The Governor has never forgotten the charge to clean up corruption and malfeasance in state government, which ran rampant under her predecessor. Upon her election and inauguration, Martinez has reformed the way business is done in Santa Fe both by her approach to governing, and the policies she has pursued. She sold the state jet, which was a symbol of waste, fraud and abuse, while also signing a bill that allows judges to strip those convicted of public corruption charges of their public pensions.

Governor Martinez is also focused on the long-term challenges confronting New Mexico, a state which is heavily dependent on federal spending and therefore has been hit hard by the national recession, government shutdown, and federal budget cuts. To protect New Mexicans from dysfunction in the nation’s capital, the governor’s bipartisan economic reforms help diversify New Mexico’s economy, allowing the state to compete with its surrounding neighbors, making it more attractive to job creators who hire New Mexicans.

Prior to being elected governor, Martinez was a prosecutor for 25 years. She was the elected District Attorney for the Third Judicial District in Doña Ana County in Southern New Mexico, a position she held for 14 years. Martinez was first elected to that office in 1996 and was re-elected three times, running unopposed for the office in 2008. In addition to managing the second largest District Attorney’s office in the state, Martinez personally tried some of the toughest cases, including child physical and sexual abuse and child homicide. In 2008, Heart Magazine named Martinez “Woman of the Year” for her dedication to children’s advocacy and her efforts to keep children safe. She has also twice been named New Mexico’s “Prosecutor of the Year.”

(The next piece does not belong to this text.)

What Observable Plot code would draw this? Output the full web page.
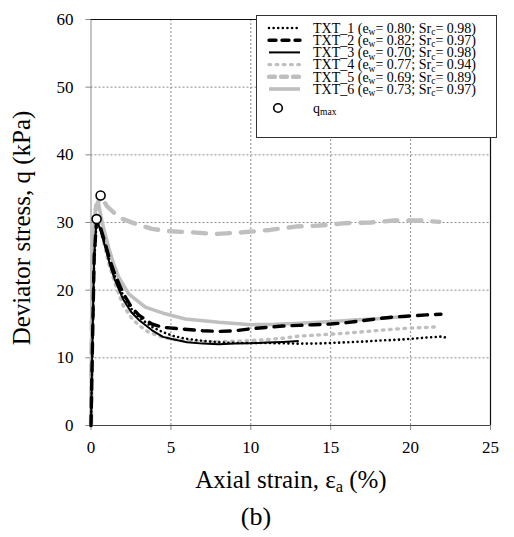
<!DOCTYPE html>
<html>
<head>
<meta charset="utf-8">
<script src="https://cdn.jsdelivr.net/npm/d3@7"></script>
<script src="https://cdn.jsdelivr.net/npm/@observablehq/plot@0.6"></script>
<style>
  html, body { margin: 0; padding: 0; background: #fff; }
  #wrap { position: relative; width: 514px; height: 537px; font-family: "Liberation Serif", "Times New Roman", serif; color: #000; overflow: hidden; }
  #wrap svg { position: absolute; }
  .lab { position: absolute; white-space: nowrap; line-height: 1; transform: translate(-50%, -50%); font-size: 25px; }
  .lab sub { font-size: 0.66em; vertical-align: -0.28em; line-height: 0; }
</style>
</head>
<body>
<div id="wrap"></div>
<script>
// ---- data ----
const seriesNames = ["TXT_1", "TXT_2", "TXT_3", "TXT_4", "TXT_5", "TXT_6"];
const ewValues = ["0.80", "0.82", "0.70", "0.77", "0.69", "0.73"];
const srcValues = ["0.98", "0.97", "0.98", "0.94", "0.89", "0.97"];

const txt1X = [0, 0.1, 0.2, 0.35, 0.6, 0.9, 1.2, 1.5, 2.0, 2.5, 3.0, 3.8, 4.5, 5.2, 6.0, 7.0, 8.0, 9.0, 10, 11, 12, 13, 14, 15, 16, 17, 18, 19, 20, 21, 22, 22.3];
const txt1Q = [0, 12, 24, 30.2, 29, 26.5, 24, 22, 19.3, 17.3, 16, 14.6, 13.8, 13.2, 12.8, 12.5, 12.3, 12.2, 12.2, 12.2, 12.15, 12.1, 12.1, 12.2, 12.3, 12.4, 12.55, 12.65, 12.8, 13.0, 13.15, 12.9];

const txt2X = [0, 0.1, 0.2, 0.35, 0.6, 0.9, 1.2, 1.5, 2, 2.5, 3, 3.8, 4.5, 5.5, 7, 8, 9, 10, 11, 12, 13, 14, 15, 16, 17, 18, 19, 20, 21, 21.9];
const txt2Q = [0, 13, 25, 30.4, 29.2, 26.8, 24.3, 22.3, 19.6, 17.6, 16.3, 15.0, 14.5, 14.3, 14.0, 13.9, 14.0, 14.3, 14.5, 14.7, 14.8, 14.9, 15.0, 15.2, 15.5, 15.8, 16.05, 16.2, 16.35, 16.45];

const txt3X = [0, 0.1, 0.2, 0.35, 0.6, 0.9, 1.2, 1.5, 2.0, 2.5, 3.0, 3.8, 4.5, 5.2, 6.0, 7.0, 8.0, 9.0, 10.0, 11.0, 12.0, 13.0];
const txt3Q = [0, 14, 25, 30.5, 28.8, 26.3, 23.6, 21.5, 18.7, 16.8, 15.6, 14.1, 13.1, 12.7, 12.3, 12.1, 12.0, 12.1, 12.15, 12.25, 12.35, 12.5];

const txt4X = [0, 0.05, 0.15, 0.3, 0.5, 0.8, 1.1, 1.5, 2.0, 2.5, 3.0, 3.6, 4.3, 5, 6, 7, 8, 9, 10, 11, 12, 13, 14, 15, 16, 17, 18, 19, 20, 21, 21.8];
const txt4Q = [0, 15, 27, 31.5, 30, 27, 24, 21, 17.8, 16, 14.8, 13.8, 13.2, 12.8, 12.5, 12.4, 12.4, 12.45, 12.55, 12.7, 12.9, 13.2, 13.35, 13.5, 13.65, 13.85, 14.05, 14.25, 14.4, 14.5, 14.6];

const txt5X = [0, 0.05, 0.15, 0.3, 0.6, 1.0, 1.5, 2.0, 2.8, 3.8, 5.0, 6.3, 7.8, 9.5, 11.2, 12.8, 14.3, 15.9, 17.5, 19.0, 20.6, 21.8];
const txt5Q = [0, 14, 27, 32, 34, 32.4, 31.3, 30.5, 29.8, 29.05, 28.7, 28.55, 28.3, 28.55, 28.9, 29.4, 29.55, 29.9, 30.0, 30.3, 30.3, 30.1];

const txt6X = [0, 0.05, 0.15, 0.3, 0.45, 0.7, 1.1, 1.4, 1.74, 2.36, 3.4, 4.65, 5.9, 8.0, 10, 11.5, 13.1, 14.5, 15.6, 16.4, 17.7, 18.8, 19.8];
const txt6Q = [0, 16, 28, 32.5, 33, 30, 26.3, 24, 21.9, 19.45, 17.5, 16.5, 15.75, 15.25, 14.9, 14.95, 15.1, 15.3, 15.45, 15.6, 15.75, 15.95, 16.1];

const qmaxX = [0.35, 0.6];
const qmaxQ = [30.5, 34.0];

const xTicks = [0, 5, 10, 15, 20, 25];
const yTicks = [0, 10, 20, 30, 40, 50, 60];

// ---- styles per series ----
const styles = {
  TXT_1: {stroke: "#000", strokeWidth: 2.6, dash: "0.01 4.6", cap: "round"},
  TXT_2: {stroke: "#000", strokeWidth: 3.4, dash: "10 8", cap: "round"},
  TXT_3: {stroke: "#000", strokeWidth: 2, cap: "butt"},
  TXT_4: {stroke: "#bfbfbf", strokeWidth: 3.4, dash: "1.6 5.6", cap: "round"},
  TXT_5: {stroke: "#bfbfbf", strokeWidth: 4.4, dash: "13 11", cap: "round"},
  TXT_6: {stroke: "#bfbfbf", strokeWidth: 3.6, cap: "butt"}
};

const seriesData = {
  TXT_1: [txt1X, txt1Q], TXT_2: [txt2X, txt2Q], TXT_3: [txt3X, txt3Q],
  TXT_4: [txt4X, txt4Q], TXT_5: [txt5X, txt5Q], TXT_6: [txt6X, txt6Q]
};
const toRows = (name) => seriesData[name][0].map((x, i) => ({x, q: seriesData[name][1][i]}));
const qmaxRows = qmaxX.map((x, i) => ({x, q: qmaxQ[i]}));

const drawOrder = ["TXT_4", "TXT_5", "TXT_6", "TXT_1", "TXT_2", "TXT_3"];
const lineMarks = drawOrder.map(name => Plot.line(toRows(name), {
  x: "x", y: "q",
  stroke: styles[name].stroke,
  strokeWidth: styles[name].strokeWidth,
  strokeDasharray: styles[name].dash || null,
  strokeLinecap: styles[name].cap,
  strokeLinejoin: "round"
}));

const chart = Plot.plot({
  width: 514,
  height: 460,
  marginTop: 19,
  marginBottom: 35,
  marginLeft: 90.5,
  marginRight: 24,
  style: {fontFamily: "Liberation Serif, Times New Roman, serif", fontSize: "17px", color: "#000", background: "transparent"},
  x: {domain: [0, 25]},
  y: {domain: [0, 60]},
  marks: [
    Plot.gridX(xTicks.slice(1, -1), {stroke: "#8c8c8c", strokeOpacity: 1, strokeDasharray: "2 2"}),
    Plot.gridY(yTicks.slice(1, -1), {stroke: "#8c8c8c", strokeOpacity: 1, strokeDasharray: "2 2"}),
    Plot.axisY(yTicks, {tickSize: 5, tickPadding: 12.5, stroke: "#888", fill: "#000", label: null, fontSize: 17}),
    Plot.axisX(xTicks, {tickSize: 5, tickPadding: 10, stroke: "#888", fill: "#000", label: null, fontSize: 17}),
    Plot.ruleX([0], {stroke: "#888", strokeWidth: 1}),
    Plot.ruleY([0], {stroke: "#444", strokeWidth: 1}),
    Plot.ruleY([60], {stroke: "#111", strokeWidth: 1.2}),
    Plot.ruleX([25], {stroke: "#111", strokeWidth: 1.2}),
    ...lineMarks,
    Plot.dot(qmaxRows, {x: "x", y: "q", r: 4.5, fill: "#fff", stroke: "#000", strokeWidth: 1.6})
  ]
});
chart.style.left = "0px";
chart.style.top = "0px";

const wrap = document.getElementById("wrap");
wrap.appendChild(chart);

// axis labels
function addLabel(html, left, top, rotate, size) {
  const d = document.createElement("div");
  d.className = "lab";
  d.innerHTML = html;
  d.style.left = left + "px";
  d.style.top = top + "px";
  if (size) d.style.fontSize = size + "px";
  if (rotate) d.style.transform = "translate(-50%, -50%) rotate(-90deg)";
  wrap.appendChild(d);
}
addLabel("Deviator stress, q (kPa)", 21, 228, true, 25);
addLabel("Axial strain, &epsilon;<sub>a</sub> (%)", 291, 479, false, 25);
addLabel("(b)", 256, 517, false, 26);

// legend (SVG)
const legW = 241, legH = 123;
const leg = d3.create("svg")
  .attr("width", legW).attr("height", legH)
  .style("left", "256px").style("top", "15px")
  .style("font-family", "Liberation Serif, Times New Roman, serif");
leg.append("rect").attr("x", 0.5).attr("y", 0.5).attr("width", legW - 1).attr("height", legH - 1)
  .attr("fill", "#fff").attr("stroke", "#333").attr("stroke-width", 1);
const rowY = [13, 25.2, 37.4, 49.6, 61.8, 74];
const fs = 14;
seriesNames.forEach((name, i) => {
  const st = styles[name];
  const y = rowY[i];
  leg.append("line").attr("x1", 13).attr("x2", 44).attr("y1", y).attr("y2", y)
    .attr("stroke", st.stroke).attr("stroke-width", st.strokeWidth)
    .attr("stroke-dasharray", st.dash ? (name === "TXT_5" ? "6 6" : name === "TXT_2" ? "7 6" : st.dash) : null)
    .attr("stroke-linecap", st.cap);
  const t = leg.append("text").attr("x", 57).attr("y", y).attr("dy", "0.34em")
    .attr("font-size", fs).attr("fill", "#000");
  t.append("tspan").text(`${name} (e`);
  t.append("tspan").attr("dy", 2.5).attr("font-size", fs * 0.68).text("w");
  t.append("tspan").attr("dy", -2.5).text(`= ${ewValues[i]}; Sr`);
  t.append("tspan").attr("dy", 2.5).attr("font-size", fs * 0.68).text("c");
  t.append("tspan").attr("dy", -2.5).text(`= ${srcValues[i]})`);
});
leg.append("circle").attr("cx", 22).attr("cy", 93).attr("r", 4.3)
  .attr("fill", "#fff").attr("stroke", "#000").attr("stroke-width", 1.6);
{
  const t = leg.append("text").attr("x", 57).attr("y", 93).attr("dy", "0.34em")
    .attr("font-size", fs).attr("fill", "#000");
  t.append("tspan").text("q");
  t.append("tspan").attr("dy", 2.5).attr("font-size", fs * 0.68).text("max");
}
wrap.appendChild(leg.node());
</script>
</body>
</html>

As district attorney, Martinez successfully prosecuted and convicted the killer of 22-year-old college student Katie Sepich, after whom “Katie’s Law” is named. Martinez fought hard to pass the legislation, which requires a DNA sample to be taken from anyone arrested for a violent felony in New Mexico. After taking office as governor, she made it a top priority to expand “Katie’s Law” to require a DNA sample for all felony arrests. The expansion passed through the legislature with large bipartisan support and was signed into law by Governor Martinez in April 2011. Governor Martinez filed an amicus brief with the United States Supreme Court when “Katie’s Law” was challenged. The Court agreed with Governor Martinez and upheld the law, ruling that “Katie’s Law” is consistent with the 4th Amendment of the United States Constitution, likening the DNA collections upon arrest as a 21st century version of fingerprinting.

Martinez comes from a hard-working, middle class family. Her father and mother started a security guard business with very little in their pockets, building their business with Susana’s mother doing paperwork in the family kitchen and Susana working as a security guard while attending college during the day. Martinez was born and raised in the Rio Grande Valley and has made Las Cruces her home since the 1980s. She earned her bachelor’s degree from the University of Texas at El Paso and later earned her law degree from the University of Oklahoma School of Law.

Her husband, Chuck Franco, concluded his three-decade career in law enforcement serving as the Doña Ana County undersheriff. Her stepson Carlo is a veteran of the United States Navy’s special operations and is currently a student at the University of New Mexico and working with the city of Albuquerque. Martinez is also caretaker to her older sister Lettie, who has cerebral palsy and is developmentally disabled.